Retype the lines from the first one in the records down to the line containing "(0,0) rectangle (750,524);", counting both, and leave out any pictures.
•••••
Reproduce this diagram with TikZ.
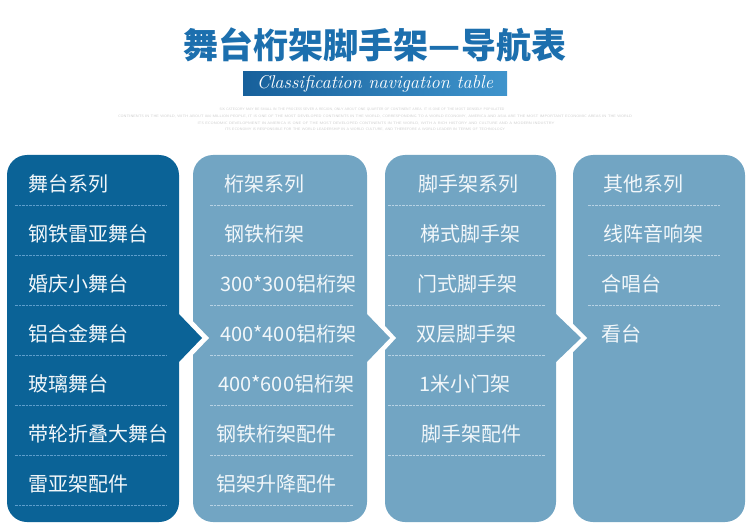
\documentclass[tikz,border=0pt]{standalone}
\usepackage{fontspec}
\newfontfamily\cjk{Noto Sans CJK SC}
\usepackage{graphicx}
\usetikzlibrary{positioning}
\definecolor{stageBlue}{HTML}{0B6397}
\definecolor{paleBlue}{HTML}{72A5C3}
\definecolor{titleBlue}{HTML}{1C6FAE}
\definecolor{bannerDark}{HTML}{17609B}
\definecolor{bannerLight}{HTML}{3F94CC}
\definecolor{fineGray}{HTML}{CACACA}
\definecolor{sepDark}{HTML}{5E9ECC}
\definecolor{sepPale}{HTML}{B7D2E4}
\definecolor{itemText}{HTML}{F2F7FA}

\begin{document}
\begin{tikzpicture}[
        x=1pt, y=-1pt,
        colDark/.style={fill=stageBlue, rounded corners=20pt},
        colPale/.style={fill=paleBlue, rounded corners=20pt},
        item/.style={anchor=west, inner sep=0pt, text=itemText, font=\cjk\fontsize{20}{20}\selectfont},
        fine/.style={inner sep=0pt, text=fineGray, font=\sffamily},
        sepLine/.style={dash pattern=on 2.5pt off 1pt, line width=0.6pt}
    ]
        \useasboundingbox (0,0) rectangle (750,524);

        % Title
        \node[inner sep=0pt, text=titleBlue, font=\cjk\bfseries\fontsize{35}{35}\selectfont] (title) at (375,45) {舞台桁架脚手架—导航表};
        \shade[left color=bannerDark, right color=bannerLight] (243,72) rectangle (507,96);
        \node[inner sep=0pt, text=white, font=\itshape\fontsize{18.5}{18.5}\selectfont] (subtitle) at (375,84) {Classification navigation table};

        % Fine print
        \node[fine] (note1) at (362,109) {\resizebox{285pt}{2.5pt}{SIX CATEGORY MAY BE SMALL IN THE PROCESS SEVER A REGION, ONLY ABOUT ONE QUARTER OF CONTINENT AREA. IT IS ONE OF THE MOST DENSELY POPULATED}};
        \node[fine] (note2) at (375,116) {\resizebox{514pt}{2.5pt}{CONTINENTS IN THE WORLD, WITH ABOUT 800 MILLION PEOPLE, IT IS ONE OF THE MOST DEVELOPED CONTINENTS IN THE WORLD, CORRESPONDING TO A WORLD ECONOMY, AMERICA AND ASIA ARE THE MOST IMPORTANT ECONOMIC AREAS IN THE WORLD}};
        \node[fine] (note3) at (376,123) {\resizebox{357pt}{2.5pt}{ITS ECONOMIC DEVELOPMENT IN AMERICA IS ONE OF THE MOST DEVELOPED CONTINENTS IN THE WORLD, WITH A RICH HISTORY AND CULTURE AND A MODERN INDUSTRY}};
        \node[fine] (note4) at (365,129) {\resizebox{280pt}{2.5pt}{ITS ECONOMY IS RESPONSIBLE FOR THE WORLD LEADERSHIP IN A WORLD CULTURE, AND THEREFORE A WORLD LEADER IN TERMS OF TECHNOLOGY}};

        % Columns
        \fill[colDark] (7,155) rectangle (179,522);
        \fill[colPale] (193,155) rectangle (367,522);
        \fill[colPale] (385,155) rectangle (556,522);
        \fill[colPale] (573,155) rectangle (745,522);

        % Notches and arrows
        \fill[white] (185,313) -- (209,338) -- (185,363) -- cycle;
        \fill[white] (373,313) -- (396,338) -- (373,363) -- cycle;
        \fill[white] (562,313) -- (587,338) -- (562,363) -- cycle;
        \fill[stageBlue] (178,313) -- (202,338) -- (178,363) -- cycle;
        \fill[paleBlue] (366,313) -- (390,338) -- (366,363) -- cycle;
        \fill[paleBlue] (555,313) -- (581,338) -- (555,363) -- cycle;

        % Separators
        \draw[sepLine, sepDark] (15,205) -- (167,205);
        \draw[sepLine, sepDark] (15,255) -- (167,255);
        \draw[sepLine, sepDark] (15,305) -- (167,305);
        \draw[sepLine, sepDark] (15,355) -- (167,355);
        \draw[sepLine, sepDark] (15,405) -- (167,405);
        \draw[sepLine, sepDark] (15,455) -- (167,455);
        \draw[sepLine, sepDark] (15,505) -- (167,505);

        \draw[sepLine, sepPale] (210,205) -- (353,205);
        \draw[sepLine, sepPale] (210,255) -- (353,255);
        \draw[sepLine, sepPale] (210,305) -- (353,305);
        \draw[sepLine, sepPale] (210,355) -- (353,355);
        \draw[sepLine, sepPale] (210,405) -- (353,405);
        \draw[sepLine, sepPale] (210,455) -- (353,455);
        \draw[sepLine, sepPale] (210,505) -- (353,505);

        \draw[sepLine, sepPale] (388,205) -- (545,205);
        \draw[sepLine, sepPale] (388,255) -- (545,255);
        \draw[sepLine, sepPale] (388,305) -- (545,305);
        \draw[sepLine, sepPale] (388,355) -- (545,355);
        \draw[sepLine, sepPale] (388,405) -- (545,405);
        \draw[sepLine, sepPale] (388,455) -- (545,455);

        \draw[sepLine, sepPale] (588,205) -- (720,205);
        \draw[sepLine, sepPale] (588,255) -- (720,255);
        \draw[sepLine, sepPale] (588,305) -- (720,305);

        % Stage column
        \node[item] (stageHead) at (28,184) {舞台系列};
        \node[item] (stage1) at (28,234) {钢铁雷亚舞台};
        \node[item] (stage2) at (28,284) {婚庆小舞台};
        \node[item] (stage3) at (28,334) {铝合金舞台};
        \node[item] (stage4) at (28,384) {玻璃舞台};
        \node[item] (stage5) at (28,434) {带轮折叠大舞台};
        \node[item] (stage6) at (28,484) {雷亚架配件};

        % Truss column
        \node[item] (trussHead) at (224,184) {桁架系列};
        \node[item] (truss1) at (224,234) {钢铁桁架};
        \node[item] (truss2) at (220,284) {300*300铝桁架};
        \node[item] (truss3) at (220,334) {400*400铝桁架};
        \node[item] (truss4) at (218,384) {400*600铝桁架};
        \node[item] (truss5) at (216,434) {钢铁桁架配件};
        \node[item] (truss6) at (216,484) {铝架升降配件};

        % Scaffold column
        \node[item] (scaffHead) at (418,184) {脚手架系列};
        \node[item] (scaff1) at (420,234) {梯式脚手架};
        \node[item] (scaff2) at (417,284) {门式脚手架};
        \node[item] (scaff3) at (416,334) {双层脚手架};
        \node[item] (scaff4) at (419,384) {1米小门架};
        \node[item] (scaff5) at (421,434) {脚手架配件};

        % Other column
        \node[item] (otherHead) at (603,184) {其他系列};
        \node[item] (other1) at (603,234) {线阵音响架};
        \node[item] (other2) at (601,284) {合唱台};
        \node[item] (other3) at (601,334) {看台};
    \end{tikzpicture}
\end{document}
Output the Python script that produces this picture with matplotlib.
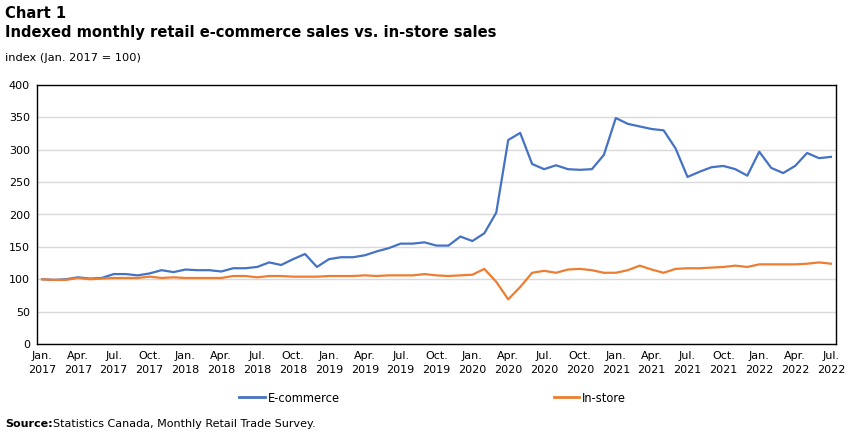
•••••
Answer below
Reproduce this diagram with TikZ.
\documentclass[tikz,border=0pt]{standalone}
\usepackage{fontspec}
\newfontfamily\cjk{Noto Sans CJK SC}
\usepackage{graphicx}
\usetikzlibrary{positioning}
\definecolor{stageBlue}{HTML}{0B6397}
\definecolor{paleBlue}{HTML}{72A5C3}
\definecolor{titleBlue}{HTML}{1C6FAE}
\definecolor{bannerDark}{HTML}{17609B}
\definecolor{bannerLight}{HTML}{3F94CC}
\definecolor{fineGray}{HTML}{CACACA}
\definecolor{sepDark}{HTML}{5E9ECC}
\definecolor{sepPale}{HTML}{B7D2E4}
\definecolor{itemText}{HTML}{F2F7FA}

\begin{document}
\begin{tikzpicture}[
        x=1pt, y=-1pt,
        colDark/.style={fill=stageBlue, rounded corners=20pt},
        colPale/.style={fill=paleBlue, rounded corners=20pt},
        item/.style={anchor=west, inner sep=0pt, text=itemText, font=\cjk\fontsize{20}{20}\selectfont},
        fine/.style={inner sep=0pt, text=fineGray, font=\sffamily},
        sepLine/.style={dash pattern=on 2.5pt off 1pt, line width=0.6pt}
    ]
        \useasboundingbox (0,0) rectangle (750,524);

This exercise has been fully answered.